:: Exercise task ::
Omit all images. Write out the rest of the material exactly.

:: Supplied material

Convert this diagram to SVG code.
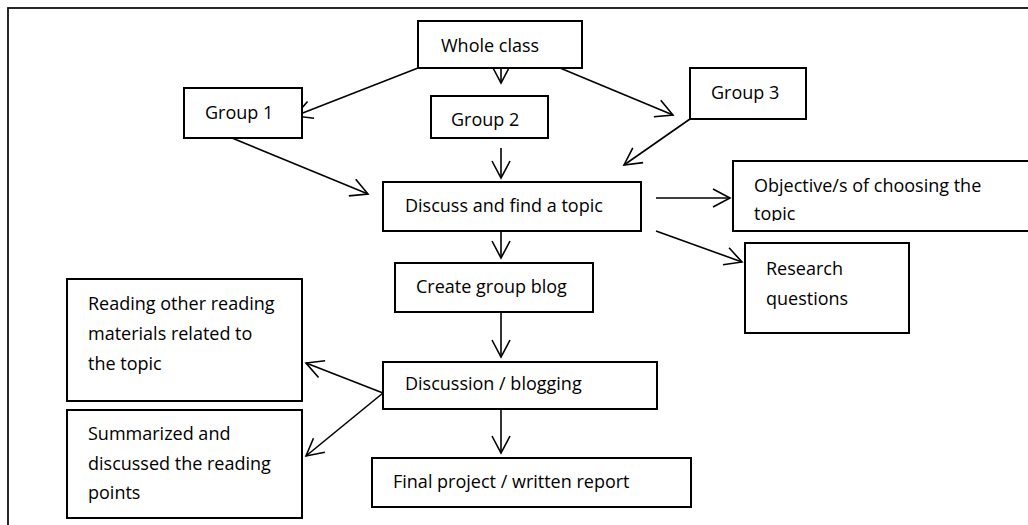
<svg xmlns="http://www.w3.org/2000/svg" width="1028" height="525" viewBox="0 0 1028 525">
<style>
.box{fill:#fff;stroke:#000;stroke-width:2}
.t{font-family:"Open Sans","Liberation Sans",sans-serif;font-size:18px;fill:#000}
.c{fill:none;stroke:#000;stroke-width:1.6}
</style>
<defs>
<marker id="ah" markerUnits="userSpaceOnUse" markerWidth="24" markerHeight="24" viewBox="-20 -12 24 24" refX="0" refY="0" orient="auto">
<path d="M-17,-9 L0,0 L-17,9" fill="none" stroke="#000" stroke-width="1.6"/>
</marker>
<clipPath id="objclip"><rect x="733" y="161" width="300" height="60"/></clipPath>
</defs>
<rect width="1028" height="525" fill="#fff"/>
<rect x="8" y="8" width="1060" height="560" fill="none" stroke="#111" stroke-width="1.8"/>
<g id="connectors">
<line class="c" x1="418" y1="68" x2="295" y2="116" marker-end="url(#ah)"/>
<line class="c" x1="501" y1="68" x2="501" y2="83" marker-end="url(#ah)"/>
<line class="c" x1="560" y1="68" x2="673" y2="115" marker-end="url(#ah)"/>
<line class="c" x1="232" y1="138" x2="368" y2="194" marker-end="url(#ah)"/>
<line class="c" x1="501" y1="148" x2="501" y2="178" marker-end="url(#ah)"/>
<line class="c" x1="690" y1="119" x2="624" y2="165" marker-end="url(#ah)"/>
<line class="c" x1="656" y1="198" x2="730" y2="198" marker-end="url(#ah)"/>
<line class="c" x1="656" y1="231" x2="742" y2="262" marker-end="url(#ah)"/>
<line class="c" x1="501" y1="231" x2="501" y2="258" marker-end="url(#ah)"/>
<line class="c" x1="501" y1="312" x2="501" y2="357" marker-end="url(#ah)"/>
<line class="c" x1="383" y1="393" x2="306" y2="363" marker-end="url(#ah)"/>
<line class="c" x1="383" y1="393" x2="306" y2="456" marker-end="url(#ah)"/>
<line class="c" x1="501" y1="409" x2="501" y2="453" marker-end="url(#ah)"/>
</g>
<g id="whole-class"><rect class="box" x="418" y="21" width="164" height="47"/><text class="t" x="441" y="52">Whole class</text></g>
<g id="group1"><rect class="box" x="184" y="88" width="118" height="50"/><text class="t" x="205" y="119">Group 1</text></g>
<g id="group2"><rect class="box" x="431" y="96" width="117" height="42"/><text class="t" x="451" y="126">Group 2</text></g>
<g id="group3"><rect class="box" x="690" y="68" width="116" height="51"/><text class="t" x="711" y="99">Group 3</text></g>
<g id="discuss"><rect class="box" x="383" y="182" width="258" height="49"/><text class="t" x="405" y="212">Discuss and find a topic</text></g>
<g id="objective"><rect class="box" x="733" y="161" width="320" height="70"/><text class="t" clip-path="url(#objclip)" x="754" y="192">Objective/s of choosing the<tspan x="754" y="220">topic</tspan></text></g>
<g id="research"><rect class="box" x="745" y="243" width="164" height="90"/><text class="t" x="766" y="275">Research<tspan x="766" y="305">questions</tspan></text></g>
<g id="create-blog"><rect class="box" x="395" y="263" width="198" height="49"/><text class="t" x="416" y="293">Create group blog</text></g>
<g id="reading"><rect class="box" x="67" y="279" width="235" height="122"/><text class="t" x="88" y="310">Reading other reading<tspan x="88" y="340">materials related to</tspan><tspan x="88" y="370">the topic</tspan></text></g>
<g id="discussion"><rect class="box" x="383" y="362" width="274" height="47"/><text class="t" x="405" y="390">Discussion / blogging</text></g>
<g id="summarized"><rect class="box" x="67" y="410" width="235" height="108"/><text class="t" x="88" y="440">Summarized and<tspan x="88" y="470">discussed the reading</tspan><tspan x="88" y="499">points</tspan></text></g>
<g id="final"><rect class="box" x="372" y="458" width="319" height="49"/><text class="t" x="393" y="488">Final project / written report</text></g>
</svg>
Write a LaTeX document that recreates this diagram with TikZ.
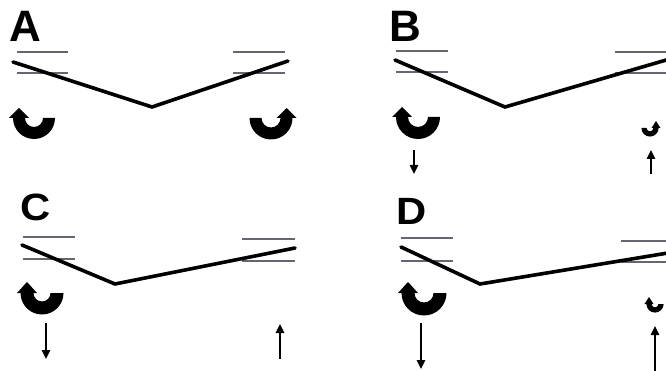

::::

:: Solution to the exercise ::
Convert this diagram to SVG code.
<svg xmlns="http://www.w3.org/2000/svg" width="1028" height="525" viewBox="0 0 1028 525">
<style>
.box{fill:#fff;stroke:#000;stroke-width:2}
.t{font-family:"Open Sans","Liberation Sans",sans-serif;font-size:18px;fill:#000}
.c{fill:none;stroke:#000;stroke-width:1.6}
</style>
<defs>
<marker id="ah" markerUnits="userSpaceOnUse" markerWidth="24" markerHeight="24" viewBox="-20 -12 24 24" refX="0" refY="0" orient="auto">
<path d="M-17,-9 L0,0 L-17,9" fill="none" stroke="#000" stroke-width="1.6"/>
</marker>
<clipPath id="objclip"><rect x="733" y="161" width="300" height="60"/></clipPath>
</defs>
<rect width="1028" height="525" fill="#fff"/>
<rect x="8" y="8" width="1060" height="560" fill="none" stroke="#111" stroke-width="1.8"/>
<g id="connectors">
<line class="c" x1="418" y1="68" x2="295" y2="116" marker-end="url(#ah)"/>
<line class="c" x1="501" y1="68" x2="501" y2="83" marker-end="url(#ah)"/>
<line class="c" x1="560" y1="68" x2="673" y2="115" marker-end="url(#ah)"/>
<line class="c" x1="232" y1="138" x2="368" y2="194" marker-end="url(#ah)"/>
<line class="c" x1="501" y1="148" x2="501" y2="178" marker-end="url(#ah)"/>
<line class="c" x1="690" y1="119" x2="624" y2="165" marker-end="url(#ah)"/>
<line class="c" x1="656" y1="198" x2="730" y2="198" marker-end="url(#ah)"/>
<line class="c" x1="656" y1="231" x2="742" y2="262" marker-end="url(#ah)"/>
<line class="c" x1="501" y1="231" x2="501" y2="258" marker-end="url(#ah)"/>
<line class="c" x1="501" y1="312" x2="501" y2="357" marker-end="url(#ah)"/>
<line class="c" x1="383" y1="393" x2="306" y2="363" marker-end="url(#ah)"/>
<line class="c" x1="383" y1="393" x2="306" y2="456" marker-end="url(#ah)"/>
<line class="c" x1="501" y1="409" x2="501" y2="453" marker-end="url(#ah)"/>
</g>
<g id="whole-class"><rect class="box" x="418" y="21" width="164" height="47"/><text class="t" x="441" y="52">Whole class</text></g>
<g id="group1"><rect class="box" x="184" y="88" width="118" height="50"/><text class="t" x="205" y="119">Group 1</text></g>
<g id="group2"><rect class="box" x="431" y="96" width="117" height="42"/><text class="t" x="451" y="126">Group 2</text></g>
<g id="group3"><rect class="box" x="690" y="68" width="116" height="51"/><text class="t" x="711" y="99">Group 3</text></g>
<g id="discuss"><rect class="box" x="383" y="182" width="258" height="49"/><text class="t" x="405" y="212">Discuss and find a topic</text></g>
<g id="objective"><rect class="box" x="733" y="161" width="320" height="70"/><text class="t" clip-path="url(#objclip)" x="754" y="192">Objective/s of choosing the<tspan x="754" y="220">topic</tspan></text></g>
<g id="research"><rect class="box" x="745" y="243" width="164" height="90"/><text class="t" x="766" y="275">Research<tspan x="766" y="305">questions</tspan></text></g>
<g id="create-blog"><rect class="box" x="395" y="263" width="198" height="49"/><text class="t" x="416" y="293">Create group blog</text></g>
<g id="reading"><rect class="box" x="67" y="279" width="235" height="122"/><text class="t" x="88" y="310">Reading other reading<tspan x="88" y="340">materials related to</tspan><tspan x="88" y="370">the topic</tspan></text></g>
<g id="discussion"><rect class="box" x="383" y="362" width="274" height="47"/><text class="t" x="405" y="390">Discussion / blogging</text></g>
<g id="summarized"><rect class="box" x="67" y="410" width="235" height="108"/><text class="t" x="88" y="440">Summarized and<tspan x="88" y="470">discussed the reading</tspan><tspan x="88" y="499">points</tspan></text></g>
<g id="final"><rect class="box" x="372" y="458" width="319" height="49"/><text class="t" x="393" y="488">Final project / written report</text></g>
</svg>
Write a LaTeX document that recreates this diagram with TikZ.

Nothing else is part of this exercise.